I think that if you do double process (bleach first then dye), you will get an even light color but you will have a lot of damage to your hair.
Doing the dye, then highlights, then tone, will be very expensive in time and money... 
I think if you really think about it, a single light color dye (level 10 and over) might work well -- and if you want other colors in it, you could do low lights which are easier to maintain and easier on the condition of your hair
	

	
	
		
		

		
		
	


	


_

 

I wish I could do an all over color but I don't think it would work for me. My hair is very dark brown and now since I've been highlighting it's a mix of different colors. I'm looking to go very light too. I was always told highlights was the best way to lighten my hair so I dunno. BLAH!!
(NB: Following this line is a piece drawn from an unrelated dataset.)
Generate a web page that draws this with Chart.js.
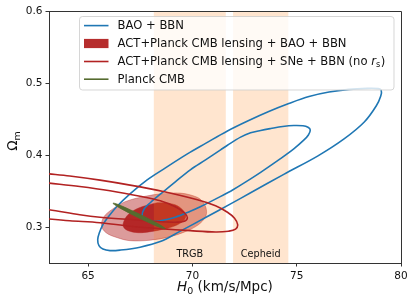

Yeah, I will not do a double process that requires stripping. I do not want to ruin my hair. It's not worth it in the end.


----------



## doll.face (Apr 14, 2009)

Quote:

   Originally Posted by *BEA2LS* 

 
_the only problem with that i see is that you would probably want to do this all the time, in which case it would be easier/less harsh on your hair to just have it color a solid lighter color. if you do not want highlights, your hair stylist can gradually lighten your hair in other ways._

 
What other ways? I was always told that highlights was the only way to go since I am so dark. Or at least the only way without damage. But I always feel like the hairdresser really doesn't know everything LOL 
	

	
	
		
		

		
		
	


	




.


----------



## doll.face (Apr 14, 2009)

Quote:

   Originally Posted by *HerGreyness* 

 
_I have light brown hair (natural color) which I used to dye blonde using a No. 10+ permanent dye -- it came out a beautiful color which I wore for many years. Since I had lots of grey hair, these came out like natural highlites. My hair was in great condition too.
I think that if you do double process (bleach first then dye), you will get an even light color but you will have a lot of damage to your hair.
Doing the dye, then highlights, then tone, will be very expensive in time and money... 
I think if you really think about it, a single light color dye (level 10 and over) might work well -- and if you want other colors in it, you could do low lights which are easier to maintain and easier on the condition of your hair
	

	
	
		
		

		
		
	


	


_

 
And BTW, that's exactly what I wanted to do. An all over color, and then some low lights so it didn't look too dull.


----------



## User38 (Apr 14, 2009)

Glad to have been able to help.. show us a pic when you do it!


----------